The death in 1840 of Paganini (the epochal Caprices are on 8.550717) largely contributed to a withering of Italian orchestral music. There was little opportunity to promote such music in the land of opera. Beethoven’s Eroica symphony wasn’t performed in the country until, rather unbelievably, 1867 and the Seventh had to wait until 1870. Orchestral music was the preserve of a small enclave of enthusiasts. Most of it was performed in reductions or piano arrangements. Both Beethoven symphonies were, however, conducted by Giovanni Sgambati whose own First Symphony (1880-81) was admired by Grieg and Saint-Saëns. He laid the seed, along with Giuseppe Martucci (8.570929, 8.570931, and 8.570932) and in particular his masterpiece, the Second Symphony of 1904 which Gian Francesco Malipiero called ‘the beginning of the rebirth of non-operatic Italian music’ (8.570930).
What it took to drive the process further still was the establishment of a concerted renascence in Italian orchestral music. And for that we must thank the ‘generazione dell’ottanta’, the generation of composers born in the 1880s. Prominent among them were Casella, Ildebrando Pizzetti, Ottorino Respighi (the oldest, actually born in 1879), and Malipiero. What they shared was a common dislike of verismo opera, and a raging determination to replace it through their individual and combined efforts.
Of them, the most influential was Alfredo Casella (1883-1947), who set up societies to promote Italian instrumental and orchestral music. Successive releases of his music have established just how exhilarating and powerful it can be. He effectively established symphonic modernism in the country.
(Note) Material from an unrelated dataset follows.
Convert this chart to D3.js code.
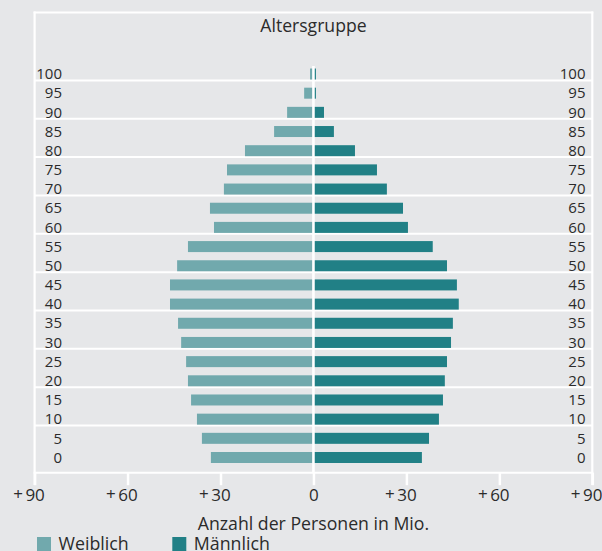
<!DOCTYPE html>
<html>
<head>
<meta charset="utf-8">
<script src="https://cdn.jsdelivr.net/npm/d3@7"></script>
<style>
  body { margin: 0; background: #e6e7e9; }
  svg { display: block; font-family: "Open Sans", sans-serif; }
</style>
</head>
<body>
<div id="chart"></div>
<script>
// Data
var ages = [100, 95, 90, 85, 80, 75, 70, 65, 60, 55, 50, 45, 40, 35, 30, 25, 20, 15, 10, 5, 0];
var female = [1.1, 3.0, 8.5, 12.7, 22.1, 27.9, 28.9, 33.4, 32.1, 40.5, 44.0, 46.3, 46.3, 43.7, 42.7, 41.1, 40.5, 39.5, 37.6, 36.0, 33.1];
var male = [0.8, 0.8, 3.4, 6.6, 13.4, 20.5, 23.7, 28.9, 30.5, 38.5, 43.1, 46.3, 46.9, 45.0, 44.4, 43.1, 42.4, 41.8, 40.5, 37.3, 35.0];
var xTicks = [-90, -60, -30, 0, 30, 60, 90];
var legendLabels = ["Weiblich", "Männlich"];

var svgWidth = 602;
var svgHeight = 551;

var colorFemale = "#71a9ad";
var colorMale = "#218086";
var textColor = "#2b2b2b";

var rows = ages.map(function (a, i) {
    return { age: a, female: female[i], male: male[i] };
});

var svg = d3.select("#chart")
    .append("svg")
    .attr("width", svgWidth)
    .attr("height", svgHeight);

// Scales
var xScale = d3.scaleLinear()
    .domain([-90, 90])
    .range([34.6, 592.3]);

var yScale = d3.scalePoint()
    .domain(ages)
    .range([74, 457.5]);

var barH = 11;
var axisY = 472.7;
var topY = 12.5;

// Frame and grid (white lines)
var frame = svg.append("g")
    .attr("stroke", "#fff")
    .attr("fill", "none");

frame.append("line")
    .attr("x1", xScale(-90) - 1).attr("x2", xScale(90) + 1)
    .attr("y1", topY).attr("y2", topY)
    .attr("stroke-width", 2);

frame.selectAll(".grid")
    .data(ages.filter(a => a % 10 === 0 && a > 0))
    .enter()
    .append("line")
    .attr("class", "grid")
    .attr("x1", xScale(-90)).attr("x2", xScale(90))
    .attr("y1", d => yScale(d) + 6.4)
    .attr("y2", d => yScale(d) + 6.4)
    .attr("stroke-width", 2);

// Bars
svg.selectAll(".female")
    .data(rows)
    .enter()
    .append("rect")
    .attr("class", "female")
    .attr("x", d => xScale(-d.female))
    .attr("y", d => yScale(d.age) - barH / 2)
    .attr("width", d => xScale(0) - xScale(-d.female))
    .attr("height", barH)
    .attr("fill", colorFemale);

svg.selectAll(".male")
    .data(rows)
    .enter()
    .append("rect")
    .attr("class", "male")
    .attr("x", xScale(0))
    .attr("y", d => yScale(d.age) - barH / 2)
    .attr("width", d => xScale(d.male) - xScale(0))
    .attr("height", barH)
    .attr("fill", colorMale);

// center line
svg.append("line")
    .attr("x1", xScale(0)).attr("x2", xScale(0))
    .attr("y1", 66).attr("y2", axisY)
    .attr("stroke", "#fff")
    .attr("stroke-width", 2.6);

// frame sides
svg.selectAll(".side")
    .data([-90, 90])
    .enter()
    .append("line")
    .attr("class", "side")
    .attr("x1", d => xScale(d)).attr("x2", d => xScale(d))
    .attr("y1", topY - 1).attr("y2", 485)
    .attr("stroke", "#fff")
    .attr("stroke-width", 2.2);

// Bottom axis
var bottomAxis = d3.axisBottom(xScale)
    .tickValues(xTicks)
    .tickSize(12.5)
    .tickSizeOuter(0)
    .tickFormat(d => Math.abs(d));

var axisG = svg.append("g")
    .attr("transform", `translate(0, ${axisY})`)
    .call(bottomAxis);

axisG.select(".domain")
    .attr("stroke", "#fff")
    .attr("stroke-width", 2)
    .attr("d", `M${xScale(-90) - 1},0H${xScale(90) + 1}`);

axisG.selectAll(".tick line")
    .attr("stroke", "#fff")
    .attr("stroke-width", 2.5);

axisG.selectAll(".tick text")
    .attr("fill", textColor)
    .attr("font-size", 17)
    .attr("font-family", "Open Sans, sans-serif")
    .attr("y", 28.8)
    .attr("dy", 0);

// "+" sign in front of non-zero tick numbers
axisG.selectAll(".tick")
    .filter(d => d !== 0)
    .each(function () {
        var t = d3.select(this).select("text");
        var w = t.node().getComputedTextLength();
        d3.select(this).append("text")
            .attr("x", -w / 2 - 2.5)
            .attr("y", 27.5)
            .attr("text-anchor", "end")
            .attr("fill", textColor)
            .attr("font-size", 17)
            .attr("font-family", "Open Sans, sans-serif")
            .text("+");
    });

// Age labels, both sides
svg.selectAll(".ageL")
    .data(ages)
    .enter()
    .append("text")
    .attr("class", "ageL")
    .attr("x", 62)
    .attr("y", d => yScale(d) + 5.2)
    .attr("text-anchor", "end")
    .attr("font-size", 15)
    .attr("fill", textColor)
    .text(d => d);

svg.selectAll(".ageR")
    .data(ages)
    .enter()
    .append("text")
    .attr("class", "ageR")
    .attr("x", 585.5)
    .attr("y", d => yScale(d) + 5.2)
    .attr("text-anchor", "end")
    .attr("font-size", 15)
    .attr("fill", textColor)
    .text(d => d);

// Titles
svg.append("text")
    .attr("x", xScale(0))
    .attr("y", 31.5)
    .attr("text-anchor", "middle")
    .attr("font-size", 17.6)
    .attr("fill", textColor)
    .text("Altersgruppe");

svg.append("text")
    .attr("x", xScale(0))
    .attr("y", 529.5)
    .attr("text-anchor", "middle")
    .attr("font-size", 17.7)
    .attr("fill", textColor)
    .text("Anzahl der Personen in Mio.");

// Legend
var legendX = [37, 172.3];
var legendColors = [colorFemale, colorMale];

var legend = svg.selectAll(".legend")
    .data(legendLabels)
    .enter()
    .append("g")
    .attr("class", "legend")
    .attr("transform", (d, i) => `translate(${legendX[i]}, 537)`);

legend.append("rect")
    .attr("width", 14)
    .attr("height", 14)
    .attr("fill", (d, i) => legendColors[i]);

legend.append("text")
    .attr("x", 21.5)
    .attr("y", 13)
    .attr("font-size", 17.8)
    .attr("fill", textColor)
    .text(d => d);
</script>
</body>
</html>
The First (8.572413), the Second (8.572414) and the magnificently structured Third Symphonies (8.572415) are indeed the foundation stones of twentieth-century symphonic writing in Italy. Orchestrally, the Elegia eroica is a searing human memorial to Italians killed in the First World War (8.572415) whilst he himself considered his Concerto, Op.61 to be the summation and greatest single achievement of his orchestral writing (8.573004). As Garibaldi liberated the nation, so Casella truly freed Italian composers from the operatic yoke. He was an enabler, an energiser and a practitioner rolled into one.
And in his wake, and through the opportunities he provided for performances of new works via societies—not least the Società Italiana di Musica Moderna—came a succession of great works from his contemporaries. Ildebrando Pizzetti, whose significance is now increasingly being recognised, wrote a pastoral symphony of beguiling beauty called Concerto dell’estate (Summer Concerto) (8.572013), and Respighi unleashed his magnificently vibrant Fountains of Rome and Pines of Rome, and The Birds, amongst many others, and crafted a Violin Concerto in 1903—Sivori never lived to hear it—that has recently been revised, completed and recorded, receiving its premiere in 2010 (8.572332). Malipiero wrote no fewer than 11 numbered and six unnumbered symphonies. The Third and Fourth were written during the Second World War (8.570878) and are amongst his best such works—powerful, compelling, haunting, and strongly orchestrated. By now Italy could compete on the world stage. It had the structures to promote, the orchestras to perform, the conductors to interpret, and above all—thanks to Casella and many others—the composers to craft significant and important new work, a process that continues to this day.